Cotton is the most toxic crop on the planet. While only three percent of the world's farming acreage is cotton, these crops are sprayed with up to 25 percent of the world's pesticides and herbicides, including some of the most toxic ones, such as aldicarb. And of course cotton is present in many other consumer products besides garments--food products, tampons, bandages, baby diapers, mattresses, bed linen, etc.

According to www.sustainablecotton.org, "the simple act of growing and harvesting the one pound of cotton fiber needed to make a T-shirt takes an enormous toll on the air, water, and soil, not to mention the health of people in cotton growing areas. The cotton grown for just one T-shirt requires a third of a pound of agricultural chemicals."

Moreover, some 60 percent of a cotton crop, by weight, enters the food chain in the form of cottonseed oil which is used widely in processed foods, and as cottonseed feed for cows, ending up in meat and dairy products. The pesticide residues from these cottonseeds concentrate in the fatty tissues of these animals, and in turn are passed on in meat and dairy products to consumers.

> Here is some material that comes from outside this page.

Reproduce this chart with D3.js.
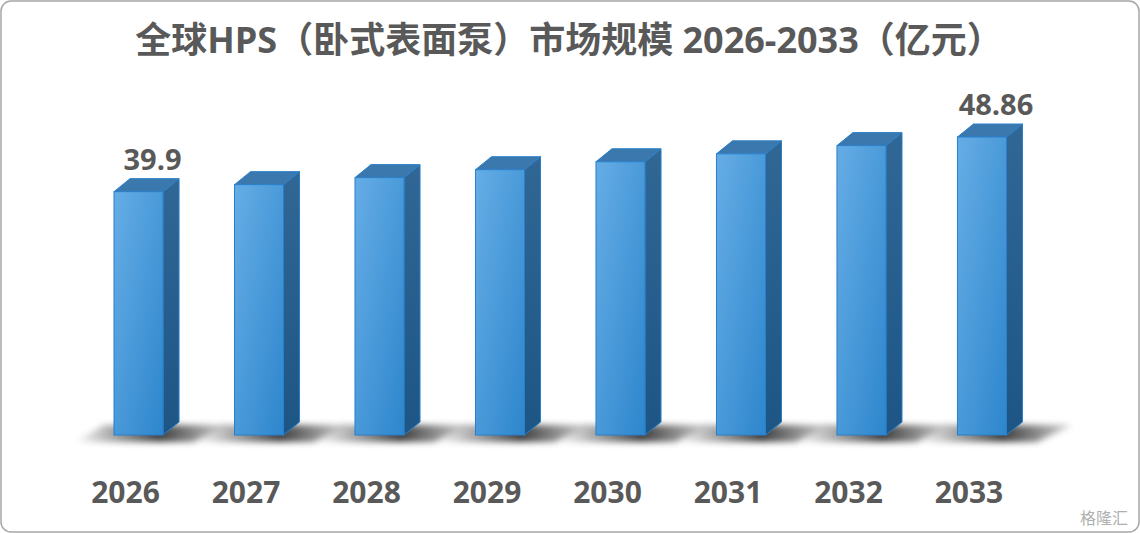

Genetically engineered (GE) cotton is another problem. Playing on concerns about pesticides, Monsanto has pushed GE cottonseeds onto the market in more than a half-dozen countries as the "green alternative" for cotton growers. In terms of human health hazards, herbicide-resistant GE cotton plants--and their oil and seed derivatives--contain foreign proteins, bacteria, viral promoters, and antibiotic resistant genes--food ingredients that humans have never eaten before. These GE plants and their derivatives are unlabeled and untested for hazards to human health and the environment. Over ten million acres of genetically engineered cotton are now being grown across the US. These cotton plants are gene-spliced so that the cotton plant emits its own pesticide, or else the plant is genetically engineered to be able to survive mega-doses of powerful pesticides.

Biotech cotton is a mortal threat to organic cotton farming, the real "no pesticide" alternative. This threat is two-fold. First of all, it is a source of genetic pollution (like GE corn or canola), spreading its altered DNA. Even worse, it is slowly but steadily building up resistance among cotton pests, creating the preconditions for cotton superpests to arise.